Intergrated Audio or Audigy 2

strikerP4

Limp Gawd
Joined
Mar 1, 2003
Messages
268
I came across an Audigy 2 at work in a system that died and was wondering if it was worth putting in my gaming box. I am currently using the integrated audio on my ABIT IP35 PRO. I only have 5.1 speakers now that are pretty old but still sound decent and am mostly just using headphones. I was thinking it might save some CPU cycles.
 
Don't put in the Audigy 2 to save a few CPU cycles, because with modern CPU's it really doesn't matter. The main benefit to the A2 will be that it'll probably sound a bit better with good speakers/headphones.
 
using an old set of Z-640s and a Plantronics headset. Analog connections on both. Mostly the headset for gaming. I'm going to get a new headset here in a couple of months. nothing crazy expensive but I haven't really decided on what I want or how much to spend but that's another thread.
 
What OS are you running?

My experience on Vista w/ Audigy 2 sucked, and I didn't get much out of Win7 and that card.

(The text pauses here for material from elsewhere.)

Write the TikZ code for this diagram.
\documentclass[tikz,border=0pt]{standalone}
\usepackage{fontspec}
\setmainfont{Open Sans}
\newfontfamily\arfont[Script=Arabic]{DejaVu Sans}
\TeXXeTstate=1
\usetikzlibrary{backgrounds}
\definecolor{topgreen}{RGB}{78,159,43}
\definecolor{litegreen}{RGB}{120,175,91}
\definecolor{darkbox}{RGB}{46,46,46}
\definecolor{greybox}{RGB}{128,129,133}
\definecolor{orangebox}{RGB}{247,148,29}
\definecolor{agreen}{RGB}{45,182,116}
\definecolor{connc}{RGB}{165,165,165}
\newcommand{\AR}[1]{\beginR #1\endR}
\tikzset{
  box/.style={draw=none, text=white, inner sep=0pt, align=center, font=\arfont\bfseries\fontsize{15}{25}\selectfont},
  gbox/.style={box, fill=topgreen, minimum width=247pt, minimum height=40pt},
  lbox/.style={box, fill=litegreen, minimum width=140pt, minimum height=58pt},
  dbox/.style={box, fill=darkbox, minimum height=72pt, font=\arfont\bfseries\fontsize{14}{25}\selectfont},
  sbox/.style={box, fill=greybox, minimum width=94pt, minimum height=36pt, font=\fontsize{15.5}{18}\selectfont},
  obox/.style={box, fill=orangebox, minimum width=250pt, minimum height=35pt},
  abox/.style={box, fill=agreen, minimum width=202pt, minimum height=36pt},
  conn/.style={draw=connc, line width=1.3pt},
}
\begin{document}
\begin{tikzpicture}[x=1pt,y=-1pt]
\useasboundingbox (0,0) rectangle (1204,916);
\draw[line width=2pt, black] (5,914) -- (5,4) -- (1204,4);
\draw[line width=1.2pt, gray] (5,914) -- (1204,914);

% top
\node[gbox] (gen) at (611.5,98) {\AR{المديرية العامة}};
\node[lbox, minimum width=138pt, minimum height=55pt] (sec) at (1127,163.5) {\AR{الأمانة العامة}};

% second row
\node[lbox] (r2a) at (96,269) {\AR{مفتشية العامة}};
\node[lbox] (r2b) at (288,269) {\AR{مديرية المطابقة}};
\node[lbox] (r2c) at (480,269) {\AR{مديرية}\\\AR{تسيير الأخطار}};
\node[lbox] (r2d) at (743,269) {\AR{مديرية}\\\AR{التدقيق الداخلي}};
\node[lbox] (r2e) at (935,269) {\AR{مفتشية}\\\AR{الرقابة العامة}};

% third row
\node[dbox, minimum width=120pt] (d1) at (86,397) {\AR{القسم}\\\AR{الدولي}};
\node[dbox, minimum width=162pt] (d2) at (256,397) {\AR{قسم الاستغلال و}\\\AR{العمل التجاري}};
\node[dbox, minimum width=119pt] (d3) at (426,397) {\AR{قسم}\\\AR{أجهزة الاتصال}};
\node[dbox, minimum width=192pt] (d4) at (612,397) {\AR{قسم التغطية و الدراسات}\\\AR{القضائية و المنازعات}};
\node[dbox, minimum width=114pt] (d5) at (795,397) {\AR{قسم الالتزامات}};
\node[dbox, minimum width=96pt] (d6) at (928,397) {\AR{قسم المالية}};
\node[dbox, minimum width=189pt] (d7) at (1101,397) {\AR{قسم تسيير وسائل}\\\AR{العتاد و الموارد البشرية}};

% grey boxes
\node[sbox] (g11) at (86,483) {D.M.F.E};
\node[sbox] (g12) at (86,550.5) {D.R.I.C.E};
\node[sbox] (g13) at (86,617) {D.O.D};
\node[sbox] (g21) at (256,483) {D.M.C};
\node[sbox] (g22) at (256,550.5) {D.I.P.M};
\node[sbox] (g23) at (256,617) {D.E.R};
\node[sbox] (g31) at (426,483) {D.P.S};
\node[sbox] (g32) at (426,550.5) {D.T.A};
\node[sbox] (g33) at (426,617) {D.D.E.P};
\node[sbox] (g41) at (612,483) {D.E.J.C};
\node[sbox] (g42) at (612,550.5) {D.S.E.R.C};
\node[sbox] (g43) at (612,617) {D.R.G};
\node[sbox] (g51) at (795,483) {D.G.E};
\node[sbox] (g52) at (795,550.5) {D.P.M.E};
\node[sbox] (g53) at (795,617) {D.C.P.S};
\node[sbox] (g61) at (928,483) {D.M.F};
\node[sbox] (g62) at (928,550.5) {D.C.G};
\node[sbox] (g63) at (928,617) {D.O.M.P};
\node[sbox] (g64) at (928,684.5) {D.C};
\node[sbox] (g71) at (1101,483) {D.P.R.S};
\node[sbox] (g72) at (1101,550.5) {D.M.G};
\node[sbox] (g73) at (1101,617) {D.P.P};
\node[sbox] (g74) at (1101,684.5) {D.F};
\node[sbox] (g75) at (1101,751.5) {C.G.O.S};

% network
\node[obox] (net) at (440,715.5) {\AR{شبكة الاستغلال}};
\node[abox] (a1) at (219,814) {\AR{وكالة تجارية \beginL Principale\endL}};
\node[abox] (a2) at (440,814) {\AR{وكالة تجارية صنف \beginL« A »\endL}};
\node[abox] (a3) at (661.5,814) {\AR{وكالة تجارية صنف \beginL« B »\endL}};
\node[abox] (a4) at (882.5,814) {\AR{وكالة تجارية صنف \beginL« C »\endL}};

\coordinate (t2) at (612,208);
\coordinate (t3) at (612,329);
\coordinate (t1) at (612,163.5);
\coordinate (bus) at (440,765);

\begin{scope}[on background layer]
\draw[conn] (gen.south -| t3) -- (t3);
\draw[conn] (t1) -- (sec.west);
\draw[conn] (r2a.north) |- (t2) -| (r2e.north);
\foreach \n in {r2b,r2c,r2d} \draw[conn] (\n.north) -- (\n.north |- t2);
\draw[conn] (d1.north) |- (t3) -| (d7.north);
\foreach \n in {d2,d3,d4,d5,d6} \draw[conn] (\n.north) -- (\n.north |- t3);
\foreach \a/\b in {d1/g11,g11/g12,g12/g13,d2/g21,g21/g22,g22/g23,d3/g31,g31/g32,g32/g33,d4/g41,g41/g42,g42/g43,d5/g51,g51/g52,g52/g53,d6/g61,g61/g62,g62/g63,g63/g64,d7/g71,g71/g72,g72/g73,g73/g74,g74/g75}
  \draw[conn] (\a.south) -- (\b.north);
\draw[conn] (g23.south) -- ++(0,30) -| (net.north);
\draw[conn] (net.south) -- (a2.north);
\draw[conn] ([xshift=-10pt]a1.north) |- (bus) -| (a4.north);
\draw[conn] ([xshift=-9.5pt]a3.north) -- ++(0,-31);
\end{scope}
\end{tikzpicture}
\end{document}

I back to running the onbard IP 35 Pro at this time, however my rear output for the front left channel just died so I'm stuck using the headphone outs on my case (and getting some interference at low volume).

I think only way that sound card is worth using is if you run XP.
 
What OS are you running?

My experience on Vista w/ Audigy 2 sucked, and I didn't get much out of Win7 and that card.

Dunno what you're talking about, the Audigy 2 cards work fine on Vista/7. Just download the latest Audigy driver set from Creative.

They also have the Alchemy app to make EAX in older games work.
 
likely not much difference, aside from different/better I/O abilities relative to onboard

as far as compatibility for Creative in Vista/7, seems to vary user to user
 
Roommate has an Audigy 2ZS in his Win7 box, seems fine. I didn't install anything from Creative for it though, just let Windows put a driver in for basic function. I'm not a fan of Creative as such, but it's almost definetly going to sound better than your onboard. EAX is cool too if you game.

Dustin
 
Roommate has an Audigy 2ZS in his Win7 box, seems fine. I didn't install anything from Creative for it though, just let Windows put a driver in for basic function.

The drivers you can download from Creative don't have all the junk attached that they used to add. The basic driver from Windows Update works, but the Creative control panel gives you options for CMSS/EAX and the separate Alchemy program lets you enable EAX effects for games.
 
Good to know, I'll check those out because the extra control would probably be useful if it doesn't involve 100MB of almost useless code like their software has in the past.